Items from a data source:
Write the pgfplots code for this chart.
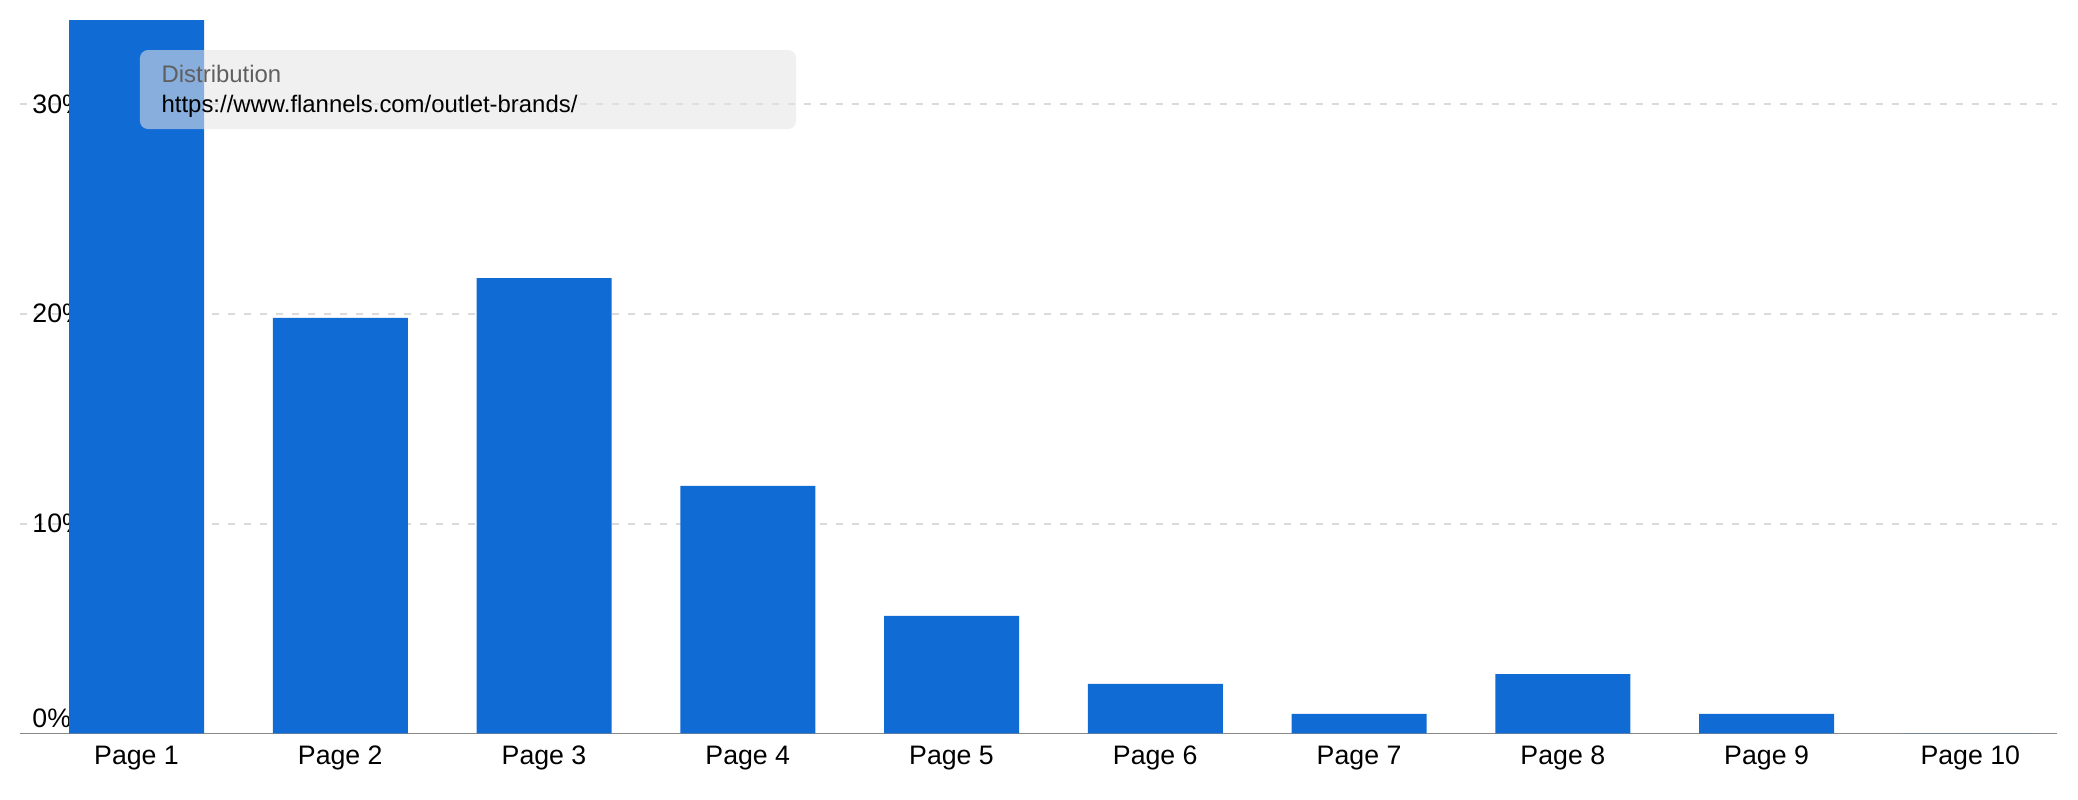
\documentclass[border=0pt]{standalone}
\usepackage{pgfplots}
\pgfplotsset{compat=1.18}
\usepackage{fontspec}
\setmainfont{Liberation Sans}
\definecolor{barblue}{HTML}{116BD4}
\definecolor{gridgray}{HTML}{DADADA}
\definecolor{axisgray}{HTML}{888888}
\definecolor{tipfill}{HTML}{E4E4E4}
\definecolor{tipgray}{HTML}{5F5F5F}
\begin{document}
\begin{tikzpicture}
\begin{axis}[
  set layers,
  scale only axis,
  width=20.37cm, height=7.135cm,
  xmin=-0.572, xmax=9.4255,
  ymin=0, ymax=34,
  axis x line*=bottom,
  axis y line*=left,
  x axis line style={-,draw=axisgray,line width=0.55pt},
  y axis line style={-,draw=none},
  major tick length=0pt,
  xtick={0,...,9},
  xticklabels={Page 1,Page 2,Page 3,Page 4,Page 5,Page 6,Page 7,Page 8,Page 9,Page 10},
  ytick={10,20,30},
  yticklabels={10\%,20\%,30\%},
  extra y ticks={0},
  extra y tick labels={0\%},
  extra y tick style={grid=none,yticklabel style={anchor=base west,yshift=1.6pt}},
  ymajorgrids,
  major grid style={draw=gridgray,line width=0.5pt,dash pattern=on 0.073cm off 0.087cm},
  ticklabel style={font=\fontsize{7.6}{9}\selectfont,text=black},
  yticklabel style={anchor=west},
  clip=false,
]
\addplot[ybar,bar width=0.663,fill=barblue,draw=none] coordinates {
(0,34.0)
(1,19.8)
(2,21.7)
(3,11.8)
(4,5.6)
(5,2.36)
(6,0.93)
(7,2.83)
(8,0.93)
(9,0)
};
\fill[tipfill,fill opacity=0.56,rounded corners=0.08cm]
  (rel axis cs:0.0589,0.9579) rectangle (rel axis cs:0.3810,0.8472);
\node[anchor=base west,inner sep=0,text=tipgray,font=\fontsize{6.8}{8}\selectfont]
  at (rel axis cs:0.0692,0.9131) {Distribution};
\node[anchor=base west,inner sep=0,text=black,font=\fontsize{6.8}{8}\selectfont]
  at (rel axis cs:0.0692,0.8697) {https://www.flannels.com/outlet-brands/};
\end{axis}
\path ([shift={(-0.20cm,-0.665cm)}]current axis.south west) rectangle ([shift={(0.21cm,0.20cm)}]current axis.north east);
\end{tikzpicture}
\end{document}
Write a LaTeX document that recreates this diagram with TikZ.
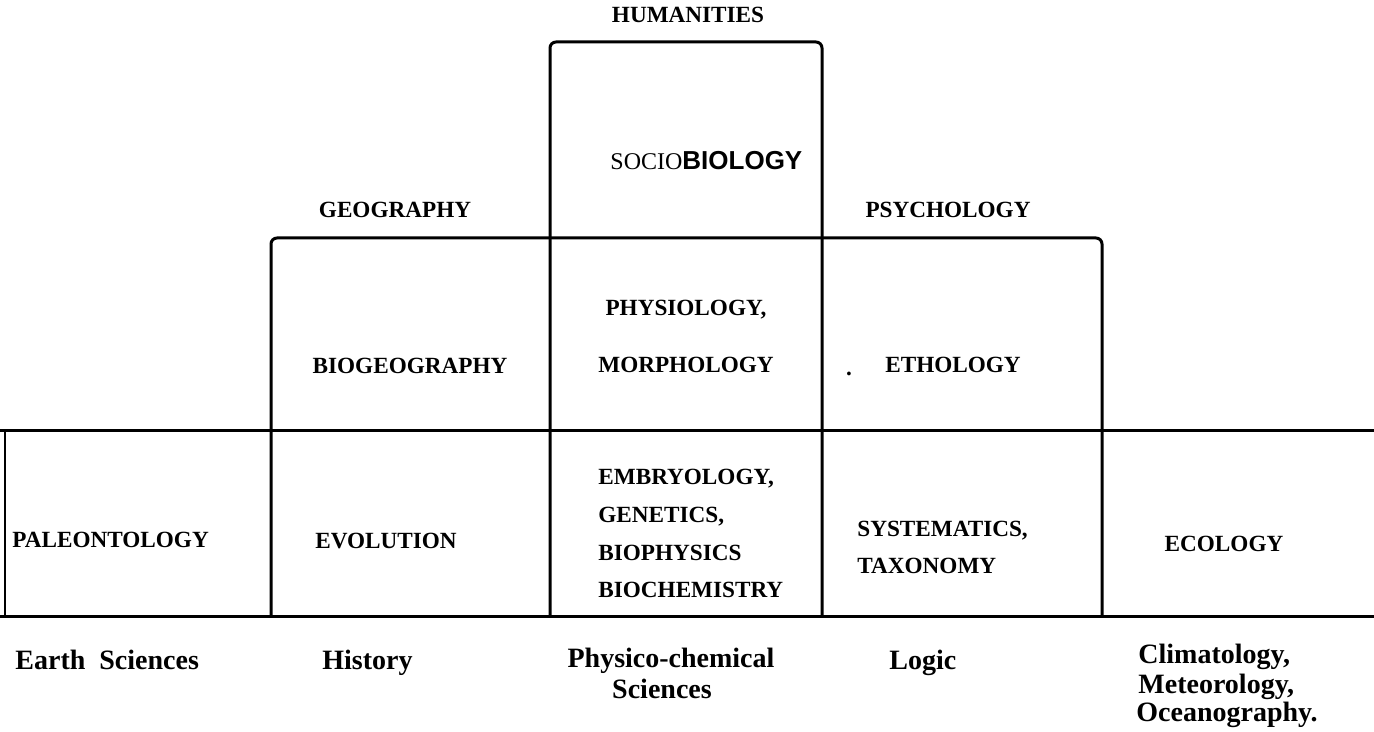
\documentclass[tikz,border=0pt]{standalone}
\usepackage{fontspec}
\setmainfont{Liberation Serif}
\newfontfamily\handfont{Liberation Sans}
\begin{document}
\begin{tikzpicture}[x=0.5pt,y=-0.5pt,
  rule/.style={line width=1.5pt},
  thinrule/.style={line width=0.9pt},
  caps/.style={inner sep=0pt,font=\fontsize{11.6}{14}\selectfont\bfseries},
  lower/.style={inner sep=0pt,font=\fontsize{14}{15}\selectfont\bfseries}]
\useasboundingbox (0,0) rectangle (1374,732);
% grid lines
\coordinate (mL) at (271,616); \coordinate (mR) at (1102,616);
\draw[rule, rounded corners=3pt] (271,616) -- (271,238) -- (1102,238) -- (1102,616);
\draw[rule, rounded corners=3pt] (550,616) -- (550,42) -- (822,42) -- (822,616);
\draw[rule] (0,430) -- (1374,430);
\draw[rule] (0,616) -- (1374,616);
\draw[thinrule] (5,430) -- (5,616);
% top labels
\node[caps, anchor=base] (hum) at (688,23) {HUMANITIES};
\node[inner sep=0pt, anchor=base west] (socio) at (610,170)
  {\fontsize{12}{14}\selectfont SOCIO\handfont\bfseries\fontsize{13}{14}\selectfont BIOLOGY};
\node[caps, anchor=base] (geo) at (395,218) {GEOGRAPHY};
\node[caps, anchor=base] (psy) at (948,218) {PSYCHOLOGY};
% middle row
\node[caps, anchor=base] (biogeo) at (410,373) {BIOGEOGRAPHY};
\node[caps, anchor=base] (phys) at (686,315) {PHYSIOLOGY,};
\node[caps, anchor=base] (morph) at (686,372) {MORPHOLOGY};
\node[caps, anchor=base] (dot) at (849,375) {.};
\node[caps, anchor=base] (etho) at (953,372) {ETHOLOGY};
% bottom row
\node[caps, anchor=base west] (paleo) at (12,547) {PALEONTOLOGY};
\node[caps, anchor=base] (evol) at (386,548) {EVOLUTION};
\node[caps, anchor=base west] (embr) at (598,484) {EMBRYOLOGY,};
\node[caps, anchor=base west] (gene) at (598,522) {GENETICS,};
\node[caps, anchor=base west] (biop) at (598,560) {BIOPHYSICS};
\node[caps, anchor=base west] (bioc) at (598,597) {BIOCHEMISTRY};
\node[caps, anchor=base west] (syst) at (857,536) {SYSTEMATICS,};
\node[caps, anchor=base west] (taxo) at (857,573) {TAXONOMY};
\node[caps, anchor=base] (ecol) at (1224,551) {ECOLOGY};
% below
\node[lower, anchor=base west] (earth) at (15,669) {Earth\ \ Sciences};
\node[lower, anchor=base west] (hist) at (322,669) {History};
\node[lower, anchor=base] (physc) at (671,667) {Physico-chemical};
\node[lower, anchor=base] (sci) at (662,698) {Sciences};
\node[lower, anchor=base west] (logic) at (889,669) {Logic};
\node[lower, anchor=base west] (clim) at (1138,663) {Climatology,};
\node[lower, anchor=base west] (mete) at (1138,693) {Meteorology,};
\node[lower, anchor=base west] (ocea) at (1136,721) {Oceanography.};
\end{tikzpicture}
\end{document}
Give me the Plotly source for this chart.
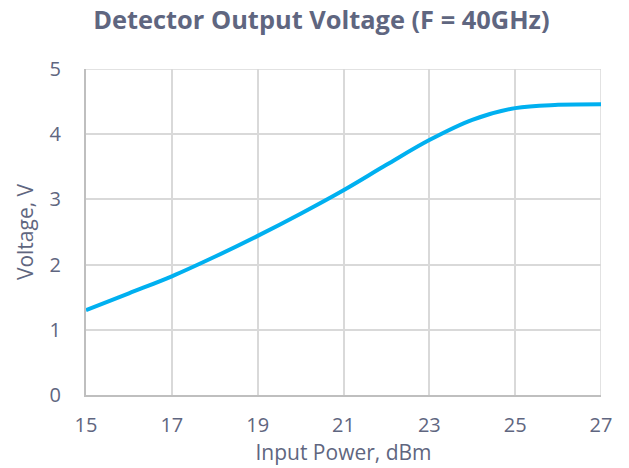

● INSTRUCTIONS FOR THE TASK
Identify the lines that hold the word "Write". Copy every one of them.

● RESULT BELOW
Write the pgfplots code for this chart.
Write a LaTeX document that recreates this diagram with TikZ.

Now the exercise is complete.